Biden (81) also held separate talks with Marcos (66), the son and namesake of the country's former dictator.

Biden claims US actions are "purely defensive"

President Joe Biden (l.) and Japanese Prime Minister Fumio Kishida toast each other during a state dinner in the East Room of the White House on April 10, 2024.
President Joe Biden (l.) and Japanese Prime Minister Fumio Kishida toast each other during a state dinner in the East Room of the White House on April 10, 2024.  © Chip Somodevilla / GETTY IMAGES NORTH AMERICA / Getty Images via AFP

The joint summit came a day after Biden hosted a lavish state visit for Japan's Kishida during which he announced strengthened military ties aimed at countering a resurgent China.

Kishida gave a joint address to Congress in which he urged Americans to overcome "self-doubt" about their role as a global power.

This time directly warning of risks from the rise of China, Kishida said that Japan – stripped of its right to a military after World War II – was determined to do more to share responsibility with its ally the United States.

The United States, Japan, and the Philippines are expected to announce new joint naval exercises along with Australia, similar to drills they had in the region at the weekend, officials said.

They are also set to unveil new economic cooperation measures.

The United States has a mutual defense pact with Manila, but there are fears it could be put to the test, with tensions becoming particularly acute around the Second Thomas Shoal, a remote reef in the Spratly Islands.

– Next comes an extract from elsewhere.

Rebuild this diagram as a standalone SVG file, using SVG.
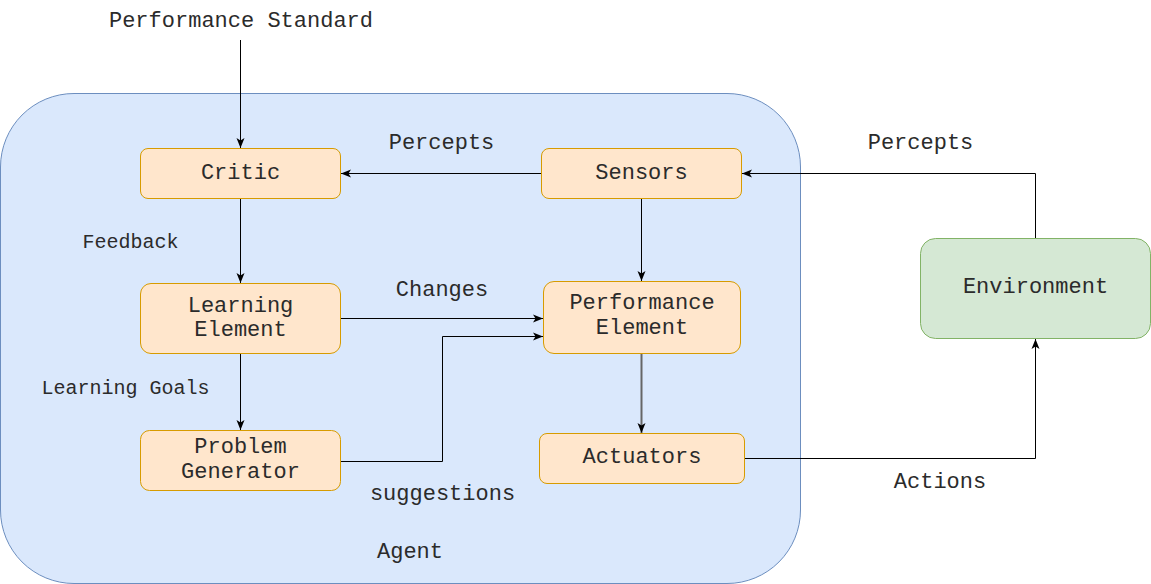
<svg xmlns="http://www.w3.org/2000/svg" width="1151" height="584" viewBox="0 0 1151 584">
<style>
.agent{fill:#dae8fc;stroke:#6c8ebf;stroke-width:1}
.node{fill:#ffe6cc;stroke:#d79b00;stroke-width:1}
.env{fill:#d5e8d4;stroke:#82b366;stroke-width:1}
.t{font-family:"Liberation Mono","Courier New",monospace;font-size:22px;fill:#2b2b2b;text-anchor:middle}
.s{font-size:20px}
.c{fill:none;stroke:#000;stroke-width:1;marker-end:url(#arr)}
.g{stroke:#666;stroke-width:2}
</style>
<defs>
<marker id="arr" markerUnits="userSpaceOnUse" markerWidth="10" markerHeight="10" viewBox="0 0 10 10" refX="10" refY="5" orient="auto">
<path d="M0,1 L10,5 L0,9 L2.5,5 Z" fill="#000"/>
</marker>
</defs>
<rect width="1151" height="584" fill="#fff"/>
<g id="agent">
<rect class="agent" x="0.5" y="93.5" width="800" height="490" rx="73.5" ry="73.5"/>
<text class="t" x="410" y="558">Agent</text>
</g>
<g id="connectors">
<path class="c" d="M240.5,40 V148"/>
<path class="c" d="M541.5,173.5 H341"/>
<path class="c" d="M240.5,198.5 V283"/>
<path class="c" d="M641.5,198.5 V281"/>
<path class="c" d="M340.5,318.5 H543"/>
<path class="c" d="M340.5,461.5 H442.5 V336.5 H543"/>
<path class="c g" d="M641.5,353.5 V433"/>
<path class="c" d="M240.5,353.5 V430"/>
<path class="c" d="M744.5,458.5 H1035.5 V339"/>
<path class="c" d="M1035.5,238.5 V173.5 H742"/>
<text class="t" x="241" y="26.5">Performance Standard</text>
<text class="t" x="441.5" y="148.5">Percepts</text>
<text class="t" x="920.5" y="148.5">Percepts</text>
<text class="t s" x="130.5" y="248">Feedback</text>
<text class="t" x="442" y="296">Changes</text>
<text class="t s" x="125.5" y="393.5">Learning Goals</text>
<text class="t" x="442.5" y="499.5">suggestions</text>
<text class="t" x="940" y="488">Actions</text>
</g>
<g id="critic">
<rect class="node" x="140.5" y="148.5" width="200" height="50" rx="7.5"/>
<text class="t" x="240.5" y="178.5">Critic</text>
</g>
<g id="sensors">
<rect class="node" x="541.5" y="148.5" width="200" height="50" rx="7.5"/>
<text class="t" x="641.5" y="178.5">Sensors</text>
</g>
<g id="learning-element">
<rect class="node" x="140.5" y="283.5" width="200" height="70" rx="10.5"/>
<text class="t" x="240.5" y="311.5">Learning</text>
<text class="t" x="240.5" y="336">Element</text>
</g>
<g id="performance-element">
<rect class="node" x="543.5" y="281.5" width="197" height="72" rx="10.5"/>
<text class="t" x="642" y="309">Performance</text>
<text class="t" x="642" y="334">Element</text>
</g>
<g id="problem-generator">
<rect class="node" x="140.5" y="430.5" width="200" height="60" rx="9"/>
<text class="t" x="240.5" y="452.5">Problem</text>
<text class="t" x="240.5" y="477.5">Generator</text>
</g>
<g id="actuators">
<rect class="node" x="539.5" y="433.5" width="205" height="50" rx="7.5"/>
<text class="t" x="642" y="463">Actuators</text>
</g>
<g id="environment">
<rect class="env" x="920.5" y="238.5" width="230" height="100" rx="15"/>
<text class="t" x="1035.5" y="293">Environment</text>
</g>
</svg>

Japan and the Philippines are the latest Asia-Pacific allies to be hosted by Biden, who was joined by Kishida and South Korean President Yoon Suk Yeol at Camp David in August.

But Biden has also moved to manage tensions with China, holding a two-hour phone call with President Xi Jinping last week following a face-to-face meeting in San Francisco in November.

On Wednesday, Biden said the strengthened military ties with Japan were "purely defensive" and "not aimed at any one nation or a threat to the region."